→ TASK PROMPT: Transcribe the lines below verbatim, skipping the images.

→ SUPPLIED MATERIAL:
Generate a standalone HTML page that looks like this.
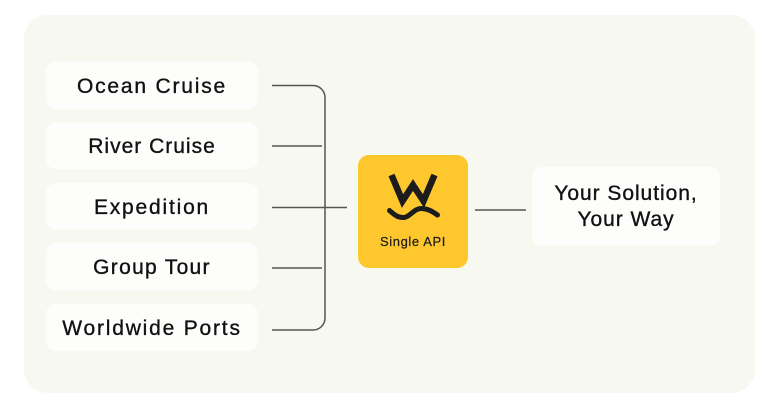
<!DOCTYPE html>
<html>
<head>
<meta charset="utf-8">
<style>
  html, body { margin: 0; padding: 0; }
  body { width: 768px; height: 416px; background: #ffffff; position: relative; overflow: hidden;
         font-family: "Liberation Sans", "DejaVu Sans", sans-serif; }
  .panel { position: absolute; left: 24px; top: 15px; width: 731px; height: 378px;
           background: #F7F8EF; border-radius: 24px; }
  .card { position: absolute; left: 46px; width: 212px; height: 47px; background: #FDFDFC;
          border-radius: 10px; display: flex; align-items: center; justify-content: center;
          font-size: 21px; color: #111; line-height: 47px; white-space: nowrap;
          -webkit-text-stroke: 0.35px #111; padding-top: 1px; box-sizing: border-box; }
  .yellow { position: absolute; left: 358px; top: 155px; width: 110px; height: 113px;
            background: #FEC72E; border-radius: 11px; }
  .api { position: absolute; left: 358px; width: 110px; top: 233px; height: 18px; line-height: 18px;
         text-align: center; font-size: 13px; color: #1a1a1a; letter-spacing: 0.6px;
         -webkit-text-stroke: 0.2px #1a1a1a; }
  .sol { position: absolute; left: 532px; top: 167px; width: 188px; height: 79px; background: #FDFDFC;
         border-radius: 10px; display: flex; flex-direction: column; align-items: center; justify-content: center;
         font-size: 21px; color: #111; line-height: 26.5px; letter-spacing: 0.95px;
         -webkit-text-stroke: 0.35px #111; padding-top: 1px; box-sizing: border-box; }
  svg { position: absolute; left: 0; top: 0; }
</style>
</head>
<body>
  <div class="panel"></div>

  <div class="card" style="top:62px; letter-spacing:1.8px;">Ocean Cruise</div>
  <div class="card" style="top:122px; letter-spacing:1.0px;">River Cruise</div>
  <div class="card" style="top:183px; letter-spacing:1.8px;">Expedition</div>
  <div class="card" style="top:243px; letter-spacing:1.3px;">Group Tour</div>
  <div class="card" style="top:304px; letter-spacing:1.8px;">Worldwide Ports</div>

  <svg width="768" height="416" viewBox="0 0 768 416">
    <g fill="none" stroke="#555" stroke-width="1.5">
      <path d="M272 85.5 H313 A12 12 0 0 1 325 97.5 V318 A12 12 0 0 1 313 330 H272"/>
      <path d="M272 146 H322"/>
      <path d="M272 207.5 H347"/>
      <path d="M272 268 H322"/>
      <path d="M475 210 H526"/>
    </g>
  </svg>

  <div class="yellow"></div>
  <svg width="768" height="416" viewBox="0 0 768 416">
    <g fill="none" stroke="#1c1c1c" stroke-linecap="butt">
      <path d="M391.5 175 L402.5 201 L413 185 L423.5 201 L434.5 175" stroke-width="6.5" stroke-linejoin="miter" stroke-miterlimit="3"/>
      <path d="M389.5 210.5 C394 214.5 398 218 404 217.5 C410 217 414 208 422 208.5 C429 209 433 212 437.5 215" stroke-width="5" stroke-linecap="round"/>
    </g>
  </svg>
  <div class="api">Single API</div>

  <div class="sol"><div>Your Solution,</div><div>Your Way</div></div>
</body>
</html>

→ RESULT:
Generate a standalone HTML page that looks like this.
<!DOCTYPE html>
<html>
<head>
<meta charset="utf-8">
<style>
  html, body { margin: 0; padding: 0; }
  body { width: 768px; height: 416px; background: #ffffff; position: relative; overflow: hidden;
         font-family: "Liberation Sans", "DejaVu Sans", sans-serif; }
  .panel { position: absolute; left: 24px; top: 15px; width: 731px; height: 378px;
           background: #F7F8EF; border-radius: 24px; }
  .card { position: absolute; left: 46px; width: 212px; height: 47px; background: #FDFDFC;
          border-radius: 10px; display: flex; align-items: center; justify-content: center;
          font-size: 21px; color: #111; line-height: 47px; white-space: nowrap;
          -webkit-text-stroke: 0.35px #111; padding-top: 1px; box-sizing: border-box; }
  .yellow { position: absolute; left: 358px; top: 155px; width: 110px; height: 113px;
            background: #FEC72E; border-radius: 11px; }
  .api { position: absolute; left: 358px; width: 110px; top: 233px; height: 18px; line-height: 18px;
         text-align: center; font-size: 13px; color: #1a1a1a; letter-spacing: 0.6px;
         -webkit-text-stroke: 0.2px #1a1a1a; }
  .sol { position: absolute; left: 532px; top: 167px; width: 188px; height: 79px; background: #FDFDFC;
         border-radius: 10px; display: flex; flex-direction: column; align-items: center; justify-content: center;
         font-size: 21px; color: #111; line-height: 26.5px; letter-spacing: 0.95px;
         -webkit-text-stroke: 0.35px #111; padding-top: 1px; box-sizing: border-box; }
  svg { position: absolute; left: 0; top: 0; }
</style>
</head>
<body>
  <div class="panel"></div>

  <div class="card" style="top:62px; letter-spacing:1.8px;">Ocean Cruise</div>
  <div class="card" style="top:122px; letter-spacing:1.0px;">River Cruise</div>
  <div class="card" style="top:183px; letter-spacing:1.8px;">Expedition</div>
  <div class="card" style="top:243px; letter-spacing:1.3px;">Group Tour</div>
  <div class="card" style="top:304px; letter-spacing:1.8px;">Worldwide Ports</div>

  <svg width="768" height="416" viewBox="0 0 768 416">
    <g fill="none" stroke="#555" stroke-width="1.5">
      <path d="M272 85.5 H313 A12 12 0 0 1 325 97.5 V318 A12 12 0 0 1 313 330 H272"/>
      <path d="M272 146 H322"/>
      <path d="M272 207.5 H347"/>
      <path d="M272 268 H322"/>
      <path d="M475 210 H526"/>
    </g>
  </svg>

  <div class="yellow"></div>
  <svg width="768" height="416" viewBox="0 0 768 416">
    <g fill="none" stroke="#1c1c1c" stroke-linecap="butt">
      <path d="M391.5 175 L402.5 201 L413 185 L423.5 201 L434.5 175" stroke-width="6.5" stroke-linejoin="miter" stroke-miterlimit="3"/>
      <path d="M389.5 210.5 C394 214.5 398 218 404 217.5 C410 217 414 208 422 208.5 C429 209 433 212 437.5 215" stroke-width="5" stroke-linecap="round"/>
    </g>
  </svg>
  <div class="api">Single API</div>

  <div class="sol"><div>Your Solution,</div><div>Your Way</div></div>
</body>
</html>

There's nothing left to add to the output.